Executive Summary
The U.S. economy is witnessing a significant industrial resurgence, with billions of dollars being invested into new domestic manufacturing facilities. This boom, however, is set against a backdrop of a persistent consumer affordability crisis, creating a complex tension between the strategic goal of strengthening the domestic industrial base and the consumer demand for low-cost imported goods. This report analyzes the data behind the manufacturing renaissance, deconstructs the financial pressures on American households, and examines the broader implications for trade, policy, and corporate strategy.
The Manufacturing Renaissance in Detail
A wave of investment is reshaping the American industrial landscape. Since 2020, more than 300 major manufacturing facility projects have been announced, totaling approximately $400 billion in pledged capital. These investments are projected to create at least 210,000 new jobs and expand the U.S. manufacturing building stock by an estimated 6-13% over the next decade. This growth is heavily concentrated in high-value sectors, including high-tech semiconductors, automotive (particularly electric vehicles), energy, and bio-manufacturing.
This targeted expansion contrasts with the broader labor market, which has shown signs of cooling. The Bureau of Labor Statistics (BLS) recently issued a downward revision of 911,000 jobs for the period between April 2024 and March 2025. Despite this, the manufacturing sector, which accounts for 10.3% of the U.S. economy, is forecasted for a 4.2% increase in revenues and a 5.2% rise in capital expenditures for 2025. This growth is a direct result of reshoring initiatives and strategic investments aimed at increasing domestic production capacity.
Market Implications: Affordability vs. Domestic Production
The demand for cheap imports is not merely a preference but a financial necessity for many. According to an analysis by Thomas B. Edsall for The New York Times, the median American household is projected to experience a net loss of $2,250 in 2025 spending power. This 3.1% decline in real income intensifies the pressure on household finances and makes affordable imported goods highly attractive.
This conflict is perfectly encapsulated by the debate over "tiny cars," such as Japan’s kei vehicles. While these cars offer an affordable alternative—costing as little as $12,000—they face significant barriers to the U.S. market.
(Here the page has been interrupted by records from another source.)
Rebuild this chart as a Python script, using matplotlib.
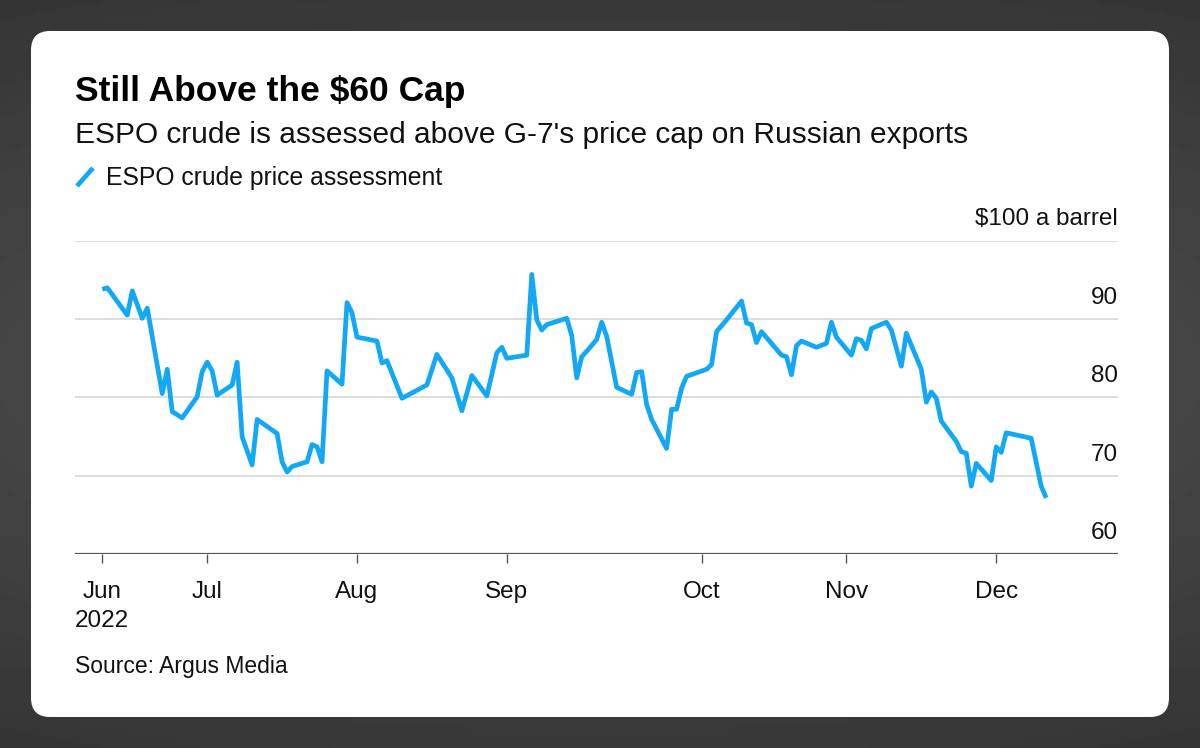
import matplotlib
matplotlib.use('Agg')
import matplotlib.pyplot as plt
from matplotlib.patches import FancyBboxPatch
from matplotlib.lines import Line2D
import numpy as np

plt.rcParams['font.family'] = ['Liberation Sans', 'DejaVu Sans']

# observation number (roughly one step per assessment) and price, $ a barrel
obs = [0, 1, 5, 6, 8, 9, 12, 13, 14, 16, 19, 20, 21, 22, 23, 26, 27, 28, 30, 31,
       35, 36, 37, 38, 41, 42, 43, 44, 45, 48, 49, 50, 51, 55, 56, 57, 60, 65, 67, 70,
       72, 74, 77, 79, 80, 81, 85, 86, 87, 88, 89, 93, 94, 95, 96, 97, 99, 100, 101, 103,
       106, 107, 108, 109, 110, 113, 114, 115, 116, 117, 121, 122, 123, 125, 128, 129, 130, 131, 132, 136,
       137, 138, 139, 140, 143, 145, 146, 147, 150, 151, 152, 153, 154, 157, 158, 160, 161, 164, 165, 166,
       167, 168, 171, 172, 173, 174, 175, 178, 179, 180, 181, 186, 188, 189]
price = [93.8, 94.0, 90.5, 93.6, 90.1, 91.4, 80.5, 83.6, 78.2, 77.4, 80.1, 83.3, 84.5, 83.4, 80.3, 81.6, 84.5, 75.0, 71.4, 77.2,
         75.4, 71.8, 70.5, 71.2, 71.8, 74.0, 73.7, 71.8, 83.4, 81.7, 92.1, 90.8, 87.7, 87.2, 84.4, 84.7, 79.9, 81.6, 85.5, 82.5,
         78.3, 82.8, 80.2, 85.7, 86.4, 85.0, 85.4, 95.7, 89.9, 88.6, 89.3, 90.1, 87.9, 82.5, 85.2, 85.9, 87.4, 89.6, 87.8, 81.3,
         80.4, 83.2, 83.3, 79.1, 77.2, 73.5, 78.5, 78.5, 81.2, 82.7, 83.6, 84.2, 88.4, 89.9, 92.3, 89.5, 89.3, 87.0, 88.4, 85.4,
         85.2, 82.9, 86.6, 87.2, 86.4, 86.9, 89.6, 87.7, 85.4, 87.5, 87.3, 86.2, 88.8, 89.6, 88.6, 84.0, 88.2, 83.6, 79.4, 80.7,
         79.9, 77.0, 74.4, 73.1, 72.9, 68.7, 71.6, 69.4, 73.7, 73.0, 75.5, 74.8, 68.7, 67.2]

month_ticks = [0, 21, 51, 81, 120, 149, 179]
month_labels = ['Jun\n2022', 'Jul', 'Aug', 'Sep', 'Oct', 'Nov', 'Dec']
y_ticks = [60, 70, 80, 90, 100]
y_labels = ['60', '70', '80', '90', '$100 a barrel']

W, H = 1200, 748
blue = '#13a8f5'


def fy(px):
    return 1 - px / H


fig = plt.figure(figsize=(W / 100, H / 100), dpi=100)

# dark backdrop with a soft gradient
bg = fig.add_axes([0, 0, 1, 1], zorder=-2)
yy, xx = np.mgrid[0:1:200j, 0:1:300j]
grad = 0.33 - 0.12 * np.sqrt(((xx - 0.5) * 1.0) ** 2 + ((yy - 0.5) * 1.8) ** 2)
bg.imshow(grad, cmap='gray', vmin=0, vmax=1, aspect='auto', extent=[0, 1, 0, 1])
bg.axis('off')

card = FancyBboxPatch((31 / W, fy(717)), (1169 - 31) / W, (717 - 31) / H,
                      boxstyle='round,pad=0,rounding_size=0.016',
                      transform=fig.transFigure, facecolor='white', edgecolor='none', zorder=-1,
                      mutation_aspect=W / H)
fig.patches.append(card)

left, right = 75, 1118
top, bottom = 240.7, 554.3
ax = fig.add_axes([left / W, fy(bottom), (right - left) / W, (bottom - top) / H])
ax.set_facecolor('none')

ax.plot(obs, price, color=blue, lw=3.4, solid_joinstyle='round', solid_capstyle='butt', zorder=3)

ax.set_xlim((left - 102.3) / 4.994, (right - 102.3) / 4.994)
ax.set_ylim(60, 100)

for v in y_ticks[1:]:
    ax.axhline(v, color='#dddddd', lw=1.4, zorder=1)
ax.axhline(60, color='#555555', lw=1.6, zorder=2)

for v, lab in zip(y_ticks, y_labels):
    ax.annotate(lab, xy=(1, v), xycoords=('axes fraction', 'data'), xytext=(0, 11),
                textcoords='offset points', ha='right', va='baseline', fontsize=17.5, color='#111111')

for s in ax.spines.values():
    s.set_visible(False)
ax.set_yticks([])
ax.set_xticks(month_ticks)
ax.set_xticklabels(month_labels, fontsize=17.5, color='#111111', linespacing=1.4)
ax.tick_params(axis='x', length=6.5, width=1, color='#555555', pad=13)
for t in ax.get_xticklabels():
    t.set_verticalalignment('top')

fig.text(75 / W, fy(92), 'Still Above the $60 Cap', fontsize=25.5, fontweight='bold',
         va='center', ha='left', color='#000000')
fig.text(75 / W, fy(135), "ESPO crude is assessed above G-7's price cap on Russian exports",
         fontsize=21.5, va='center', ha='left', color='#111111')
fig.lines.append(Line2D([77 / W, 93 / W], [fy(186), fy(168)], transform=fig.transFigure,
                        color=blue, lw=3.4, solid_capstyle='butt'))
fig.text(106 / W, fy(178), 'ESPO crude price assessment', fontsize=17.8, va='center', ha='left', color='#111111')
fig.text(75 / W, fy(666), 'Source: Argus Media', fontsize=16.5, va='center', ha='left', color='#111111')

fig.savefig('out.png', dpi=100)
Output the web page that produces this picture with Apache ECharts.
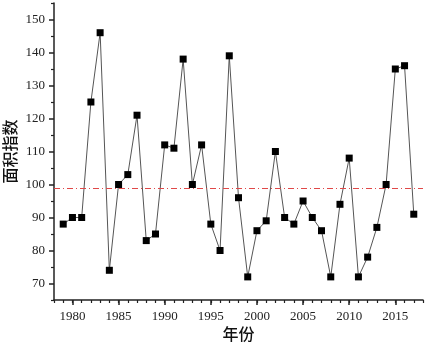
<!DOCTYPE html>
<html>
<head>
<meta charset="utf-8">
<script src="https://cdn.jsdelivr.net/npm/echarts@6/dist/echarts.min.js"></script>
<style>
  html, body { margin: 0; padding: 0; background: #fff; }
  #chart { width: 425px; height: 344px; }
</style>
</head>
<body>
<div id="chart"></div>
<script>
const years = [
  1979, 1980, 1981, 1982, 1983, 1984, 1985, 1986, 1987, 1988,
  1989, 1990, 1991, 1992, 1993, 1994, 1995, 1996, 1997, 1998,
  1999, 2000, 2001, 2002, 2003, 2004, 2005, 2006, 2007, 2008,
  2009, 2010, 2011, 2012, 2013, 2014, 2015, 2016, 2017,
];
const areaIndex = [
  88, 90, 90, 125, 146, 74, 100, 103, 121, 83,
  85, 112, 111, 138, 100, 112, 88, 80, 139, 96,
  72, 86, 89, 110, 90, 88, 95, 90, 86, 72,
  94, 108, 72, 78, 87, 100, 135, 136, 91,
];
const meanValue = 99;
const xLabels = [1980, 1985, 1990, 1995, 2000, 2005, 2010, 2015];
const yLabels = [70, 80, 90, 100, 110, 120, 130, 140, 150];
const yMinor = [65, 75, 85, 95, 105, 115, 125, 135, 145, 155];
const xMinor = [];
for (let y = 1978; y <= 2018; y++) xMinor.push(y);

const font = 'Liberation Serif';
const cjk = 'Noto Sans CJK SC';

const chart = echarts.init(document.getElementById('chart'), null, { renderer: 'canvas' });

const option = {
  animation: false,
  grid: { left: 54, right: 2, top: 3, bottom: 44, containLabel: false, outerBoundsMode: 'none' },
  xAxis: [
    {
      type: 'value',
      min: 1978,
      max: 2018,
      name: '年份',
      nameLocation: 'middle',
      nameGap: 26,
      nameMoveOverlap: false,
      nameTextStyle: { fontFamily: cjk, fontSize: 16, color: '#111', fontWeight: 500 },
      axisLine: { lineStyle: { color: '#222', width: 1.5 } },
      axisTick: { show: true, inside: false, length: 5, customValues: xLabels, lineStyle: { color: '#222', width: 1.5 } },
      axisLabel: { customValues: xLabels, formatter: v => String(v), margin: 10, fontFamily: font, fontSize: 13, color: '#222' },
      splitLine: { show: false },
    },
    {
      type: 'value',
      min: 1978,
      max: 2018,
      position: 'bottom',
      axisLine: { show: false },
      axisTick: { show: true, length: 3, customValues: xMinor, lineStyle: { color: '#222', width: 1.2 } },
      axisLabel: { show: false },
      splitLine: { show: false },
    },
  ],
  yAxis: [
    {
      type: 'value',
      min: 65,
      max: 155,
      name: '面积指数',
      nameLocation: 'middle',
      nameGap: 36,
      nameMoveOverlap: false,
      nameTextStyle: { fontFamily: cjk, fontSize: 16, color: '#111', fontWeight: 500 },
      axisLine: { show: true, lineStyle: { color: '#222', width: 1.5 } },
      axisTick: { show: true, length: 5, customValues: yLabels, lineStyle: { color: '#222', width: 1.5 } },
      axisLabel: { customValues: yLabels, margin: 9, fontFamily: font, fontSize: 13, color: '#222' },
      splitLine: { show: false },
    },
    {
      type: 'value',
      min: 65,
      max: 155,
      position: 'left',
      axisLine: { show: false },
      axisTick: { show: true, length: 3, customValues: yMinor, lineStyle: { color: '#222', width: 1.2 } },
      axisLabel: { show: false },
      splitLine: { show: false },
    },
  ],
  series: [
    {
      type: 'line',
      data: years.map((y, i) => [y, areaIndex[i]]),
      symbol: 'rect',
      symbolSize: 7,
      itemStyle: { color: '#000' },
      lineStyle: { color: '#555', width: 1 },
      markLine: {
        silent: true,
        symbol: 'none',
        label: { show: false },
        itemStyle: { color: '#e04848' },
        lineStyle: { color: '#e04848', width: 1, type: [6, 3, 1, 3] },
        data: [{ yAxis: meanValue, lineStyle: { color: '#e04848' } }],
      },
    },
  ],
};

chart.setOption(option);
</script>
</body>
</html>
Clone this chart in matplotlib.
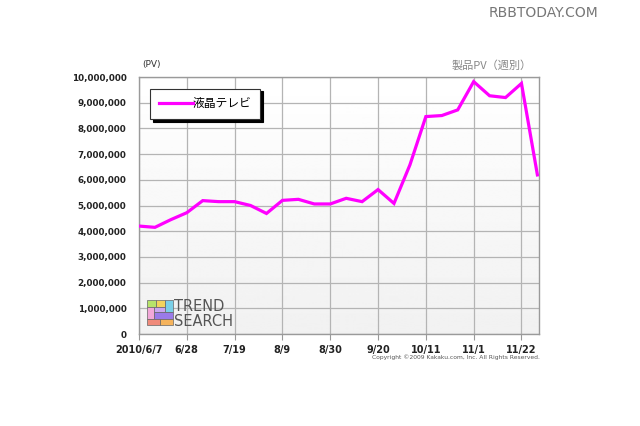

As highlighted by The Atlantic, bringing these vehicles to America would require costly redesigns to meet stringent U.S. crash-safety regulations, which are designed for an environment dominated by large SUVs and trucks. These modifications would erode their primary advantage: a low price point. This case study demonstrates the fundamental challenge: consumer desire for affordability often clashes with the high costs and regulatory standards associated with domestic production.
The economic impact of the manufacturing boom is significant. For every $1.00 spent in the manufacturing sector, it generates a total economic impact of $2.64, according to industry analysis. This multiplier effect underscores the sector's importance for broader economic vitality.
However, the political and social dimensions of the affordability crisis cannot be ignored. The erosion of household spending power has become a central political issue. As Edsall notes, this financial strain is "more than enough to persuade quite a few voters that the economy... has gone sour."
On the production side, automakers face a strategic dilemma. While they could potentially produce smaller, cheaper cars, the market is dominated by high-margin trucks and SUVs. An executive order to "START BUILDING THEM NOW," as reported by The Atlantic, overlooks the reality that automakers "would much rather sell you a pricey, high-margin F-150."
Broader Context and Strategic Outlook
The manufacturing boom is a key component of a broader trend toward reshoring and nearshoring, as companies seek to build more resilient supply chains in response to recent global disruptions. This strategic shift is heavily supported by government policy, including the CHIPS and Science Act and the Inflation Reduction Act, which provide substantial incentives for domestic production in critical sectors.
However, this industrial strategy faces two major long-term challenges. The first is a persistent skills gap, with a projection of 1.9 million unfilled manufacturing jobs by 2033 due to a lack of qualified workers. The second is the ongoing debate over tariffs. While intended to protect domestic industries, tariffs can increase costs for both manufacturers and consumers, potentially counteracting the benefits of reshoring and further squeezing household budgets.
Ultimately, the path forward requires a delicate balance. The U.S. must continue to foster its industrial base through strategic investments and policy support. Simultaneously, it must address the root causes of the affordability crisis and invest in workforce development to ensure that the jobs being created can be filled by a skilled American workforce. The collision of these two powerful economic forces—the push for domestic manufacturing and the pull of consumer affordability—will define the nation's economic landscape for years to come.